In a loan audit, nonperforming loans can be segmented to show different factors for loan failures. This can help guide the revamping of credit models and tightening of lending practices, which can reduce the number of nonperforming loans.
The most common techniques used in data mining are predictive modeling, data segmentation, neural networks, link analysis, and deviation detection.
Predictive modeling uses “if then” rules to build algorithms. For example, during a loan audit, auditors can create rules to show which customers in a specific age range (18-25, for instance) with balances exceeding US$5,000 are likely to default.
Data segmentation involves partitioning data into segments or clusters of similar records. Also called clustering, this technique lets auditors see common factors underlying each segment.

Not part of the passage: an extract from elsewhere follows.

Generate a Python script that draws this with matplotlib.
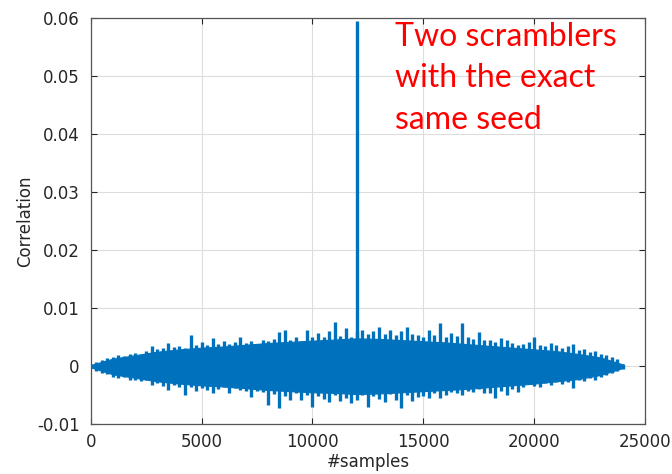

For example, a marketing audit can look at residents of urban neighborhoods and affluent areas where wealthier, older people live.
Neural networks are a type of artificial intelligence that uses case-based reasoning and pattern recognition to simulate the way the brain processes, stores, or learns information. In fraud detection, neural networks can learn the characteristics of fraud schemes by comparing new data to stored data and detecting hidden patterns.
Link analysis establishes links between records or sets of records. Such links are called associations. Examples include customers buying one product at a specific time and then a different product a few hours later or a vendor supplying a raw material and purchasing a byproduct. Or, in the case of a money laundering audit, identifying addresses that have many wire transfers attached to them.
Deviation detection is pinpointing deviations from the observations or model worthy of further investigation. An example is detecting an unusual transaction on a credit or purchase card that does not fit the typical spending patterns of a cardholder, such as buying a refrigerator or booking a vacation on a company’s purchase card.
The rapid evolution of data mining techniques on unstructured or semi-structured textual data now provides opportunities for audit analysis. Mining this vast text field is a key tool in the internal auditor’s arsenal for fraud prevention and detection. Word searches using “kickback,” “bank account,” “funds,” “money,” and “override” could uncover fraud, while words such as “flowers,” “anniversary,” “chocolate,” “gift,” “bar,” and “drink” could indicate office romances that breach a company’s code.
Analysis of email logs can uncover key information about employees’ interests, activities, and behaviors. Email contents might include potential evidence of fraud and issues of audit concern. For instance, emails from an employee to customers when the employee does not hold a position that normally communicates with customers would be a red flag.
Emails might contain an exchange of information between parties that can provide evidence of a wide range of managerial fraud. Also embedded in email contents might be issues relating to breaches of compliance requirements and their cover ups, privacy matters, and theft of intellectual property. As emails pass through gateways, they are easy to archive, index, categorize, and monitor for keywords.
Social Network Analysis
Analysis of employees’ Facebook, Linkedin, and Twitter accounts explores relationships or networks between email senders and recipients. Social network relationships may presage kickbacks or collusion between employees and third parties. Within this context, social media analytics is a tremendous tool. However, consideration should be given to such key risks as security, privacy and confidentiality, loss/theft of intellectual property and trade secrets, and legal and compliance.
Data Mining Tools
Data mining can be performed with comparatively modest database systems and simple tools or off-the-shelf software packages. Microsoft Excel has a wide range of functions that can be used in data mining without the hours of training required for other programs. Generalized audit software and server database software also are formidable data mining tools.
Raising the Bar
Data mining demands considerable time, serious commitment, a new mind-set, and new skills. Delays in getting the data, uncooperative management, time spent understanding the data, and scrubbing it are additional challenges. Data mining raises the bar on what can be achieved by addressing issues beyond the reach of traditional analysis techniques. It is more than running complex queries on large data sets. Internal auditors must work with the data to have it reorganized and cleansed, and identify the format of the information based on the technique or analysis they want to use. Data mining increases audit coverage, and with the internet and computer-assisted audit tools, auditors should be limited only by their imaginations.